Task brief ▸ For the copy, please give all of the data again exactly and leave the pictures out.

Raw data ▸
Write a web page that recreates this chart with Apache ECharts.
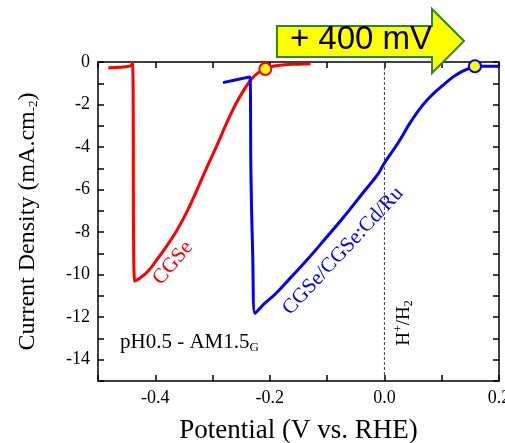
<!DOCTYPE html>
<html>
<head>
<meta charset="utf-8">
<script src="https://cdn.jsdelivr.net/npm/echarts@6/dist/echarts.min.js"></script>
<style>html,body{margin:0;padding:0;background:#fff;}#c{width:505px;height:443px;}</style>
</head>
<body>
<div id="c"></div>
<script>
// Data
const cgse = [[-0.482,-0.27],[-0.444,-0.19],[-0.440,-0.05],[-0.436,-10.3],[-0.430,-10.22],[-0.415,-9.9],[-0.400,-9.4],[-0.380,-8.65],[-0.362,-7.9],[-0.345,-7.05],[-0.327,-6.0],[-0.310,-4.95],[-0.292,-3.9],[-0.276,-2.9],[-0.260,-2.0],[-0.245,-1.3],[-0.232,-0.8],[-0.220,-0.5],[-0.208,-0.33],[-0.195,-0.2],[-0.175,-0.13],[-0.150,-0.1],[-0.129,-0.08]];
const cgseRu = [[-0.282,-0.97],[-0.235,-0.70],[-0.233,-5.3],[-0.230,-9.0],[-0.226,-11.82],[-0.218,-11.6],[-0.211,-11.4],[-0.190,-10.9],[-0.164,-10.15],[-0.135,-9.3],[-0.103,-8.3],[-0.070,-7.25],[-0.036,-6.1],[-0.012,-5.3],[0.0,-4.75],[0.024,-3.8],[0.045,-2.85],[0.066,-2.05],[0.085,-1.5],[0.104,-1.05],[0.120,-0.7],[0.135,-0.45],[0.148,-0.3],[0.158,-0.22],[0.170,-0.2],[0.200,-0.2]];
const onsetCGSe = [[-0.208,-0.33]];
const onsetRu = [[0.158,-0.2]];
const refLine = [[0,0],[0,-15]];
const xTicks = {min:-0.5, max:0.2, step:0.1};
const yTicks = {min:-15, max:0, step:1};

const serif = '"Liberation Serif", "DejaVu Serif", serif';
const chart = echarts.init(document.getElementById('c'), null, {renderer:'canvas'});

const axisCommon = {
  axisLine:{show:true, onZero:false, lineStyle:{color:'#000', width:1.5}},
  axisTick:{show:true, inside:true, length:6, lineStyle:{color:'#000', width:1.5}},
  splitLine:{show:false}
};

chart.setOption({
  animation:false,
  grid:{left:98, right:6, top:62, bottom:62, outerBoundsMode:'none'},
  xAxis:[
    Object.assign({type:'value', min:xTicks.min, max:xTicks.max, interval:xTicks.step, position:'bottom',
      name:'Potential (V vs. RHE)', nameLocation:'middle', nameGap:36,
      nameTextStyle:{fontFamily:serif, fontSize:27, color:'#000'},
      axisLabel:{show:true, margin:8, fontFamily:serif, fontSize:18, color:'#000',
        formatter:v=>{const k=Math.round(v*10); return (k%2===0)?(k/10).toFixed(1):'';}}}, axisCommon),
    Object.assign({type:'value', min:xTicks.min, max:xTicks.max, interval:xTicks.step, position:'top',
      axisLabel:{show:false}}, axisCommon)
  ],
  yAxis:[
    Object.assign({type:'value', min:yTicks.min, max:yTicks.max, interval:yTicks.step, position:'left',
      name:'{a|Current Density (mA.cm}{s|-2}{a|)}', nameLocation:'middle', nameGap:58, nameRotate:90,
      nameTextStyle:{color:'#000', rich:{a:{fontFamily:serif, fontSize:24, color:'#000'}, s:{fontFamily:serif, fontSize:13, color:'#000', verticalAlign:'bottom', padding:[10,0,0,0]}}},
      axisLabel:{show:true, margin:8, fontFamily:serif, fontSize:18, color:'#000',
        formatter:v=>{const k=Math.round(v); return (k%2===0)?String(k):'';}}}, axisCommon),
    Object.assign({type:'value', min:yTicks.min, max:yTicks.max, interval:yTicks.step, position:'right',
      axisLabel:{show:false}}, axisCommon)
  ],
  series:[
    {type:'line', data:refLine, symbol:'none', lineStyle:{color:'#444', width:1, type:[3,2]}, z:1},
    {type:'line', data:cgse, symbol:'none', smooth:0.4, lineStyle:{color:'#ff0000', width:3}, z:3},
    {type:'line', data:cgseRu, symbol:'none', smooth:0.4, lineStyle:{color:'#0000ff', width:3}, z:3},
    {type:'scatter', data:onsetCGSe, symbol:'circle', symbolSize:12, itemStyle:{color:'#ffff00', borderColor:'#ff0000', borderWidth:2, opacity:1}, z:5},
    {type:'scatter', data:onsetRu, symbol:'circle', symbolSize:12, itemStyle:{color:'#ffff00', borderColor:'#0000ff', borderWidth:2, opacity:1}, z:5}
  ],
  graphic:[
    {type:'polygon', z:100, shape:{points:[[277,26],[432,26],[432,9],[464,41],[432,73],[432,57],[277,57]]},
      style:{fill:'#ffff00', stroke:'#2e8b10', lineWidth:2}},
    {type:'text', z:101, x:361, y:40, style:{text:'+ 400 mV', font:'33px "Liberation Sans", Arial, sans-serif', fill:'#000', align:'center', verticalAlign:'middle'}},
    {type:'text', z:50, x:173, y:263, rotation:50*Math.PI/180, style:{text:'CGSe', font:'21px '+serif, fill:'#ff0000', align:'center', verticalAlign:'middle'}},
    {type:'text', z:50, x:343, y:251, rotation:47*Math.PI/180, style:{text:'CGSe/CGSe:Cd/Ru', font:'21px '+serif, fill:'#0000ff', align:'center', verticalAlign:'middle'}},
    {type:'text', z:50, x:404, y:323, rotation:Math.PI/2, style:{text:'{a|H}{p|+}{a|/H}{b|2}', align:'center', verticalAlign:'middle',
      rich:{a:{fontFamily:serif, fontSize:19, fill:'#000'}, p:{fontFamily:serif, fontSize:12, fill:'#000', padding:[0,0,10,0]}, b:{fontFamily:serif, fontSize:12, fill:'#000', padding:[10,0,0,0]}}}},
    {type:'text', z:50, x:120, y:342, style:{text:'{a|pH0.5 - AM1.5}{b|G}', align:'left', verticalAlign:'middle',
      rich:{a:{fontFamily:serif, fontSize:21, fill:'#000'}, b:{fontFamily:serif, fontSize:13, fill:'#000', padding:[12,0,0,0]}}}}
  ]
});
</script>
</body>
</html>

Answer to the exercise ▸
Write a web page that recreates this chart with Apache ECharts.
<!DOCTYPE html>
<html>
<head>
<meta charset="utf-8">
<script src="https://cdn.jsdelivr.net/npm/echarts@6/dist/echarts.min.js"></script>
<style>html,body{margin:0;padding:0;background:#fff;}#c{width:505px;height:443px;}</style>
</head>
<body>
<div id="c"></div>
<script>
// Data
const cgse = [[-0.482,-0.27],[-0.444,-0.19],[-0.440,-0.05],[-0.436,-10.3],[-0.430,-10.22],[-0.415,-9.9],[-0.400,-9.4],[-0.380,-8.65],[-0.362,-7.9],[-0.345,-7.05],[-0.327,-6.0],[-0.310,-4.95],[-0.292,-3.9],[-0.276,-2.9],[-0.260,-2.0],[-0.245,-1.3],[-0.232,-0.8],[-0.220,-0.5],[-0.208,-0.33],[-0.195,-0.2],[-0.175,-0.13],[-0.150,-0.1],[-0.129,-0.08]];
const cgseRu = [[-0.282,-0.97],[-0.235,-0.70],[-0.233,-5.3],[-0.230,-9.0],[-0.226,-11.82],[-0.218,-11.6],[-0.211,-11.4],[-0.190,-10.9],[-0.164,-10.15],[-0.135,-9.3],[-0.103,-8.3],[-0.070,-7.25],[-0.036,-6.1],[-0.012,-5.3],[0.0,-4.75],[0.024,-3.8],[0.045,-2.85],[0.066,-2.05],[0.085,-1.5],[0.104,-1.05],[0.120,-0.7],[0.135,-0.45],[0.148,-0.3],[0.158,-0.22],[0.170,-0.2],[0.200,-0.2]];
const onsetCGSe = [[-0.208,-0.33]];
const onsetRu = [[0.158,-0.2]];
const refLine = [[0,0],[0,-15]];
const xTicks = {min:-0.5, max:0.2, step:0.1};
const yTicks = {min:-15, max:0, step:1};

const serif = '"Liberation Serif", "DejaVu Serif", serif';
const chart = echarts.init(document.getElementById('c'), null, {renderer:'canvas'});

const axisCommon = {
  axisLine:{show:true, onZero:false, lineStyle:{color:'#000', width:1.5}},
  axisTick:{show:true, inside:true, length:6, lineStyle:{color:'#000', width:1.5}},
  splitLine:{show:false}
};

chart.setOption({
  animation:false,
  grid:{left:98, right:6, top:62, bottom:62, outerBoundsMode:'none'},
  xAxis:[
    Object.assign({type:'value', min:xTicks.min, max:xTicks.max, interval:xTicks.step, position:'bottom',
      name:'Potential (V vs. RHE)', nameLocation:'middle', nameGap:36,
      nameTextStyle:{fontFamily:serif, fontSize:27, color:'#000'},
      axisLabel:{show:true, margin:8, fontFamily:serif, fontSize:18, color:'#000',
        formatter:v=>{const k=Math.round(v*10); return (k%2===0)?(k/10).toFixed(1):'';}}}, axisCommon),
    Object.assign({type:'value', min:xTicks.min, max:xTicks.max, interval:xTicks.step, position:'top',
      axisLabel:{show:false}}, axisCommon)
  ],
  yAxis:[
    Object.assign({type:'value', min:yTicks.min, max:yTicks.max, interval:yTicks.step, position:'left',
      name:'{a|Current Density (mA.cm}{s|-2}{a|)}', nameLocation:'middle', nameGap:58, nameRotate:90,
      nameTextStyle:{color:'#000', rich:{a:{fontFamily:serif, fontSize:24, color:'#000'}, s:{fontFamily:serif, fontSize:13, color:'#000', verticalAlign:'bottom', padding:[10,0,0,0]}}},
      axisLabel:{show:true, margin:8, fontFamily:serif, fontSize:18, color:'#000',
        formatter:v=>{const k=Math.round(v); return (k%2===0)?String(k):'';}}}, axisCommon),
    Object.assign({type:'value', min:yTicks.min, max:yTicks.max, interval:yTicks.step, position:'right',
      axisLabel:{show:false}}, axisCommon)
  ],
  series:[
    {type:'line', data:refLine, symbol:'none', lineStyle:{color:'#444', width:1, type:[3,2]}, z:1},
    {type:'line', data:cgse, symbol:'none', smooth:0.4, lineStyle:{color:'#ff0000', width:3}, z:3},
    {type:'line', data:cgseRu, symbol:'none', smooth:0.4, lineStyle:{color:'#0000ff', width:3}, z:3},
    {type:'scatter', data:onsetCGSe, symbol:'circle', symbolSize:12, itemStyle:{color:'#ffff00', borderColor:'#ff0000', borderWidth:2, opacity:1}, z:5},
    {type:'scatter', data:onsetRu, symbol:'circle', symbolSize:12, itemStyle:{color:'#ffff00', borderColor:'#0000ff', borderWidth:2, opacity:1}, z:5}
  ],
  graphic:[
    {type:'polygon', z:100, shape:{points:[[277,26],[432,26],[432,9],[464,41],[432,73],[432,57],[277,57]]},
      style:{fill:'#ffff00', stroke:'#2e8b10', lineWidth:2}},
    {type:'text', z:101, x:361, y:40, style:{text:'+ 400 mV', font:'33px "Liberation Sans", Arial, sans-serif', fill:'#000', align:'center', verticalAlign:'middle'}},
    {type:'text', z:50, x:173, y:263, rotation:50*Math.PI/180, style:{text:'CGSe', font:'21px '+serif, fill:'#ff0000', align:'center', verticalAlign:'middle'}},
    {type:'text', z:50, x:343, y:251, rotation:47*Math.PI/180, style:{text:'CGSe/CGSe:Cd/Ru', font:'21px '+serif, fill:'#0000ff', align:'center', verticalAlign:'middle'}},
    {type:'text', z:50, x:404, y:323, rotation:Math.PI/2, style:{text:'{a|H}{p|+}{a|/H}{b|2}', align:'center', verticalAlign:'middle',
      rich:{a:{fontFamily:serif, fontSize:19, fill:'#000'}, p:{fontFamily:serif, fontSize:12, fill:'#000', padding:[0,0,10,0]}, b:{fontFamily:serif, fontSize:12, fill:'#000', padding:[10,0,0,0]}}}},
    {type:'text', z:50, x:120, y:342, style:{text:'{a|pH0.5 - AM1.5}{b|G}', align:'left', verticalAlign:'middle',
      rich:{a:{fontFamily:serif, fontSize:21, fill:'#000'}, b:{fontFamily:serif, fontSize:13, fill:'#000', padding:[12,0,0,0]}}}}
  ]
});
</script>
</body>
</html>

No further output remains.